Another thing is questions. There was a day at the looney bin when I was forbidden to ask questions (thinking about this pisses me off, but is not the point), and it brought my attention to how often I do. Not just as requests for information, but as alternatives to, say, commands. "Could you do x?" as opposed to "please do x". Once again, it feels rude to use the imperative. And "would it be possible to y?" rather than "we should do y". It's hedging again, I think, and it also leaves the other person the opportunity to say no. It's like I'm building in a grammatical method of shooting me down -- it would be ruder to say "no, we shouldn't do y" to the latter than to say "no, it's not possible" because, well, that's a valid answer to the question. And really, thinking about it, I classify statements as a more male way of talking than questions.

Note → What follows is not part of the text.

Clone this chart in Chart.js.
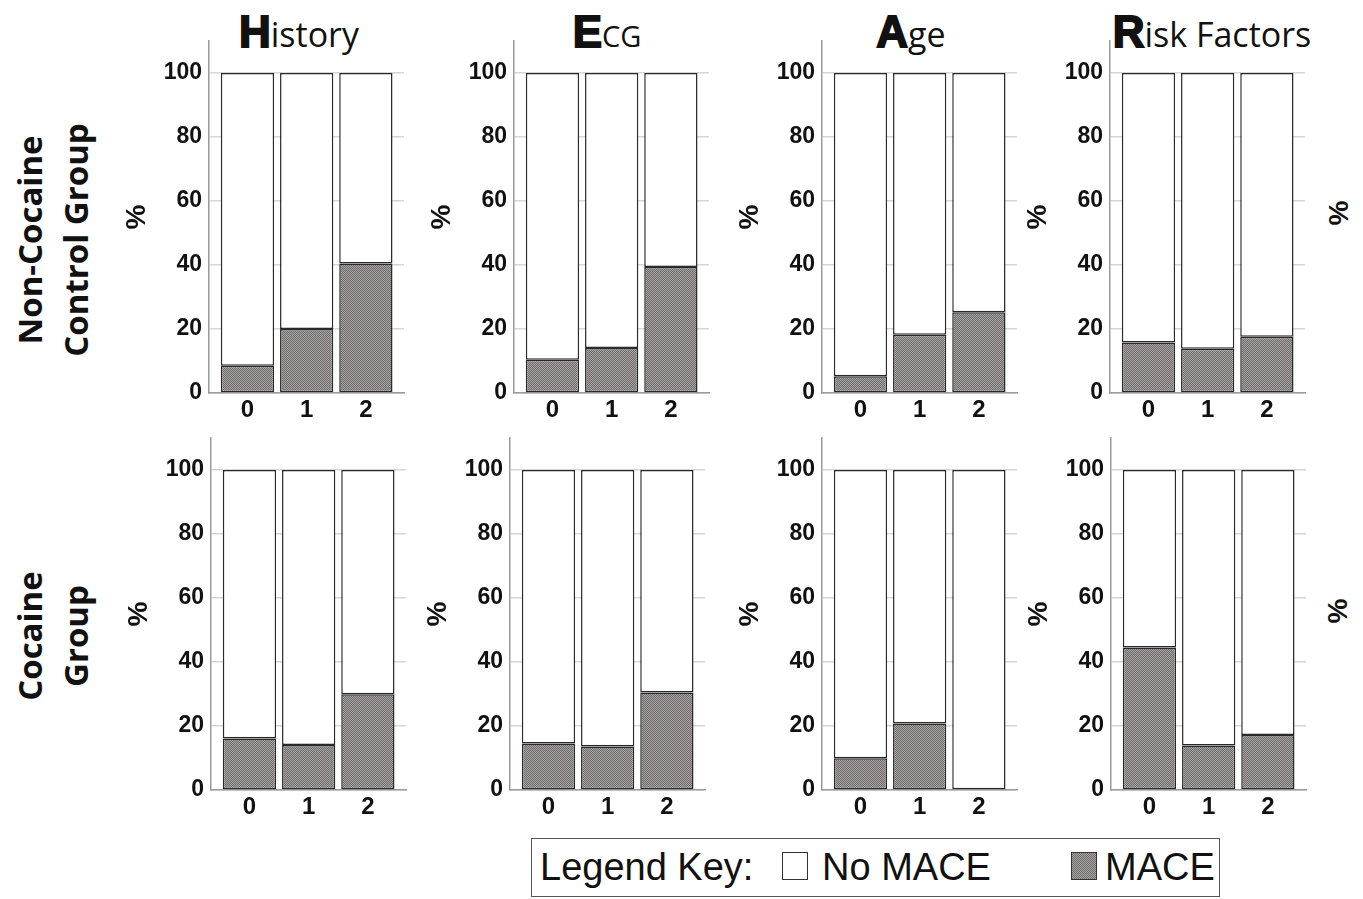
<!DOCTYPE html>
<html>
<head>
<meta charset="utf-8">
<script src="https://cdn.jsdelivr.net/npm/chart.js@4.4.1/dist/chart.umd.min.js"></script>
<style>
  body { margin: 0; background: #fff; width: 1363px; height: 899px; position: relative; overflow: hidden; font-family: "Liberation Sans", Arial, sans-serif; color: #111; }
  canvas.panel { position: absolute; }
  .title { position: absolute; width: 260px; text-align: center; white-space: nowrap; line-height: 50px; height: 50px; }
  .title .big { font: bold 44px "Liberation Sans"; -webkit-text-stroke: 1.8px #111; }
  .title .rest { font: 34px "Open Sans"; }
  .title .caps { font: 29px "Open Sans"; }
  .rowlabel { position: absolute; font: bold 33px "Open Sans"; line-height: 46px; text-align: center; white-space: nowrap; transform: translate(-50%, -50%) rotate(-90deg); }
  .pct { position: absolute; font: bold 28px "Liberation Sans"; transform: translate(-50%, -50%) rotate(-90deg); }
  #legend { position: absolute; left: 531px; top: 838px; width: 687px; height: 57px; border: 1.5px solid #555; line-height: 57px; font: 38px "Liberation Sans"; }
  #legend span { position: absolute; top: 0; line-height: 57px; }
  #legend .sw { position: absolute; top: 13px; width: 24px; height: 26px; border: 1px solid #333; }
</style>
</head>
<body>

<div class="rowlabel" style="left:53px; top:240px;">Non-Cocaine<br>Control Group</div>
<div class="rowlabel" style="left:53px; top:636px;">Cocaine<br>Group</div>

<div class="title" style="left:169px; top:7px;"><span class="big">H</span><span class="rest">istory</span></div>
<div class="title" style="left:477px; top:7px;"><span class="big">E</span><span class="caps">CG</span></div>
<div class="title" style="left:781px; top:7px;"><span class="big">A</span><span class="rest">ge</span></div>
<div class="title" style="left:1082px; top:7px;"><span class="big">R</span><span class="rest">isk Factors</span></div>

<div class="pct" style="left:1339px; top:213px;">%</div>
<div class="pct" style="left:1338px; top:611px;">%</div>

<canvas class="panel" id="c0"></canvas>
<canvas class="panel" id="c1"></canvas>
<canvas class="panel" id="c2"></canvas>
<canvas class="panel" id="c3"></canvas>
<canvas class="panel" id="c4"></canvas>
<canvas class="panel" id="c5"></canvas>
<canvas class="panel" id="c6"></canvas>
<canvas class="panel" id="c7"></canvas>

<div id="legend">
  <span style="left:8px;">Legend Key:</span>
  <div class="sw" style="left:250px; background:#fff;"></div>
  <span style="left:290px;">No MACE</span>
  <div class="sw" style="left:539px; background: repeating-conic-gradient(#747070 0 25%, #a4a0a0 0 50%) 0 0 / 2px 2px;"></div>
  <span style="left:573px;">MACE</span>
</div>

<script>
// Score categories on the x-axis
const categories = ['0', '1', '2']

// % of patients with MACE (bottom, patterned segment)
const controlHistoryMace = [8.5, 20.0, 40.5]
const controlEcgMace = [10.4, 14.1, 39.4]
const controlAgeMace = [5.2, 18.2, 25.2]
const controlRiskMace = [15.8, 13.8, 17.6]
const cocaineHistoryMace = [16.1, 14.1, 29.9]
const cocaineEcgMace = [14.5, 13.6, 30.5]
const cocaineAgeMace = [9.9, 20.8, 0]
const cocaineRiskMace = [44.5, 13.9, 17.2]

// % of patients without MACE (top, white segment)
const controlHistoryNoMace = [91.5, 80.0, 59.5]
const controlEcgNoMace = [89.6, 85.9, 60.6]
const controlAgeNoMace = [94.8, 81.8, 74.8]
const controlRiskNoMace = [84.2, 86.2, 82.4]
const cocaineHistoryNoMace = [83.9, 85.9, 70.1]
const cocaineEcgNoMace = [85.5, 86.4, 69.5]
const cocaineAgeNoMace = [90.1, 79.2, 100]
const cocaineRiskNoMace = [55.5, 86.1, 82.8]

const yTicks = [0, 20, 40, 60, 80, 100]

// Panel placement: x of the y-axis line, and top of the canvas for each row
const topAxisX = [209, 514, 822, 1110]
const bottomAxisX = [211, 510, 822, 1111]
const rowTop = [16, 413]

const axisWidth = 89   // room left of the axis for tick labels and the "%" title
const plotWidth = 195
const padRight = 14
const canvasHeight = 422

// Stippled grey fill used for the MACE segments
const patCanvas = document.createElement('canvas')
patCanvas.width = 2
patCanvas.height = 2
const pctx = patCanvas.getContext('2d')
pctx.fillStyle = '#a4a0a0'
pctx.fillRect(0, 0, 2, 2)
pctx.fillStyle = '#747070'
pctx.fillRect(0, 0, 1, 1)
pctx.fillRect(1, 1, 1, 1)
const macePattern = pctx.createPattern(patCanvas, 'repeat')

const tickFont = { family: 'Liberation Sans', size: 23, weight: 'bold' }

function toPoints(values) {
    return values.map((v, i) => ({ x: i, y: v }))
}

/**
 * Draws one stacked 100% bar panel
 */
function makePanel(canvasId, axisX, top, mace, noMace) {
    const canvas = document.getElementById(canvasId)
    canvas.width = axisWidth + plotWidth + padRight
    canvas.height = canvasHeight
    canvas.style.left = (axisX - axisWidth) + 'px'
    canvas.style.top = top + 'px'

    const barStyle = {
        borderColor: '#2a2a2a',
        borderWidth: 1.5,
        borderSkipped: false,
        barPercentage: 0.9,
        categoryPercentage: 1.0
    }

    return new Chart(canvas, {
        type: 'bar',
        data: {
            datasets: [
                Object.assign({ label: 'MACE', data: toPoints(mace), backgroundColor: macePattern }, barStyle),
                Object.assign({ label: 'No MACE', data: toPoints(noMace), backgroundColor: '#ffffff' }, barStyle)
            ]
        },
        options: {
            responsive: false,
            animation: false,
            devicePixelRatio: 1,
            layout: { padding: { top: 25, right: padRight, left: 0, bottom: 0 } },
            plugins: {
                legend: { display: false },
                tooltip: { enabled: false }
            },
            scales: {
                x: {
                    type: 'linear',
                    stacked: true,
                    offset: false,
                    min: -0.65,
                    max: 2.644,
                    grid: { display: false, drawTicks: false },
                    border: { color: '#9a9a9a', width: 1.5 },
                    ticks: {
                        stepSize: 1,
                        padding: 3,
                        maxRotation: 0,
                        color: '#111',
                        font: { family: 'Liberation Sans', size: 24, weight: 'bold' },
                        callback: value => categories[value]
                    },
                    afterBuildTicks: scale => {
                        scale.ticks = categories.map((c, i) => ({ value: i }))
                    },
                    afterFit: scale => { scale.height = 45 }
                },
                y: {
                    stacked: true,
                    min: 0,
                    max: 110,
                    grid: { color: '#d6d6d6', lineWidth: 1.5, drawTicks: false },
                    border: { color: '#9a9a9a', width: 1.5 },
                    ticks: { stepSize: 20, padding: 7, color: '#111', font: tickFont },
                    afterBuildTicks: scale => {
                        scale.ticks = yTicks.map(v => ({ value: v }))
                    },
                    afterFit: scale => { scale.width = axisWidth },
                    title: {
                        display: true,
                        text: '%',
                        color: '#111',
                        padding: 0,
                        font: { family: 'Liberation Sans', size: 28, weight: 'bold' }
                    }
                }
            }
        }
    })
}

makePanel('c0', topAxisX[0], rowTop[0], controlHistoryMace, controlHistoryNoMace)
makePanel('c1', topAxisX[1], rowTop[0], controlEcgMace, controlEcgNoMace)
makePanel('c2', topAxisX[2], rowTop[0], controlAgeMace, controlAgeNoMace)
makePanel('c3', topAxisX[3], rowTop[0], controlRiskMace, controlRiskNoMace)
makePanel('c4', bottomAxisX[0], rowTop[1], cocaineHistoryMace, cocaineHistoryNoMace)
makePanel('c5', bottomAxisX[1], rowTop[1], cocaineEcgMace, cocaineEcgNoMace)
makePanel('c6', bottomAxisX[2], rowTop[1], cocaineAgeMace, cocaineAgeNoMace)
makePanel('c7', bottomAxisX[3], rowTop[1], cocaineRiskMace, cocaineRiskNoMace)
</script>
</body>
</html>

Upon a secondary google as I write, I find the following on tag questions:

"Lakoff (1975) observed that, in certain contexts, women use question tags more frequently than men do. She defines the tag-question as 'a declarative statement without the assumption that the statement is to be believed by the addressee: one has an out, as with questions. [The] tag gives the addressee leeway, not forcing him [sic] to go along with the views of the speaker.' (Lakoff 1975:16)" (from this site)

[An actual definition of tag questions is that they're those little, two-word questions that one tacks onto the end of a statement: "You are coming aren't you?" "It sure is wet out, isn't it?" "He can do this, can't he?"]

Evidently further studies have been contradictory on which gender uses tag-questions more, but I would tend to agree with the bit I quoted above on the general motivations behind this kind of language.

Any input?

Tuesday, May 15, 2007

Tinky-Winky has something to say

In an attempt to bring good out of bad, I've just donated some money to Planned Parenthood in honor of Jerry Falwell's death. I would put forth that this is a very good time to donate to your favorite pagan, abortionist, feminist, gay or lesbian-type cause. Seeing as I'm about three and a half of those, myself, I'm pretty glad that Falwell's toxic brand of "religion" is down one leader today.